So as I've had my fair share of a lurking/grass-touching period and my brain being the 3 year old philosopher it is, I have collected questions overtime that I haven't quite be able to fit in anywhere. As they would have no use to me wasting away in a notepad, I decided I would share them with you guys in order to develop opinions. You can answer any or none at all, just releasing the valve so my brain doesn't explode.

-Even though the Scots-Irish are now culturally absorbed into American "Whiteness", is there still a subconscious bias against them/colonial scars?; Of course not the "Irish" politicians and oligarchs, or someone refusing a Big Mac because it was made by a Paddy--the slur, not to be confused with the bun, which is reasonably rejected as that middle bun is but a cosmetic deviation from a McDouble to make you spend more and causes serious TMJ upon unhinging the jaw for consumption-- but the bias against the Scot-Irish in the guise of classism, with treatment of rednecks and "white trash". Now I myself have never lived in the south, but I have my own experience of being poor and surrounded by rural fly over America. Forgetting the transference of ethnic prejudices into classist ones, the actual territory of predominately Scots-Irish aren't known for their economic strength. Appalachia and the South are still deeply poverty stricken and lagging behind the rest of the States. I do not mean this blurb to be whining as an "irish american"(mutt) or anything, but more so an example for the colonized and marginalized of how being "accepted" by the state isn't the same as empowered and liberated with reparations. The libs will just come up with new terms for stereotypes and ignore any real change.
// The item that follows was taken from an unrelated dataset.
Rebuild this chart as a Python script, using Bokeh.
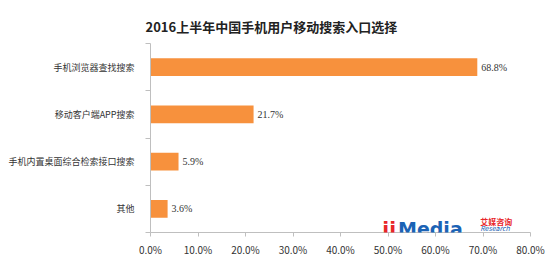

Wasn't much of a question was it hahaha. Sorta ties into second question (you'll see)

-Does being blue collar or "working class" (American sense) tend to bring social bigotry itself, or has the state purposely planted seeds of bigotry into the minds of manual labourers knowing they posses a revolutionary character which would be in deadly combination with liberation groups for the marginalized? Frankenstein question, has the petite bourgeoisie and intelligentsia been "focused" on social change because it separates them from the working class? (In the image sense for their own classist reasons, but also in the political solidarity sense with pressure from the state). Why you find bigotry in areas heavy with the working class and poverty, regardless of the demographic make up there. Also the natural drag of the rural behind the urban.

This one is less of a theory question but more of a personal one.

-For you guys in the imperial core with me, do you ever wonder why it was us who happen to be the lucky few who have become Marxist Leninist and have managed to dodge all the propaganda, especially with the "left" bootlicking? Is this some weird destiny of being born in the Empire, Living through the empire's death, and actually being able to see it while others around can't. To be ahead of the tides as Imperialism turns inward. Why us be the seeds to plant and grow the resistance within the bloating belly of the beast before it bursts? I know it's not using DiaMat, but it feels surreal. Not just in this weird destiny talk, but seriously what made us able to be radicalized materially? We are so few, but what was the common thread?

I think I was supposed to have more, but if I come across some I'll let you know, feeling burnt out from this lol.

Edit: Knew I was forgetting something >:)

-How come the Far Right have enough emotional intelligence to parrot leftists talking points, or misconstrue them, while being absolute bigoted pieces of shit themselves?

  • Doubledee [comrade/them]
    ·
    9 months ago

    For the second one I think you might be overstating that this is the case regardless of demographics. Look up the demographics in a lot of American towns. There are plenty of poor midwestern working towns that have like 1 black person in them, for a lot of American built environments conscious separation by race was a guiding principle of planning and zoning. I think it's actually very easy and normal to develop solidarity across ethnic lines if you actually share a neighborhood and workplace with many kinds of people but American cities and towns were often built specifically to foreclose that possibility.

    I think American history also gives a good illustration of the reality that racism and bigotry are not class delineated: the ruling classes here were historically the most invested in creating and propagating beliefs that made them superior to everyone else, many of the most vocal and 'thoughtful' racists in American history were bourgeois.

    To say nothing of the fact that it's very easy for a rich white community in California to vocally be anti-racist while offering no resistance to the racist policies being pursued there. We might be giving the wealthy and educated libs more credit than they deserve by taking them at their word.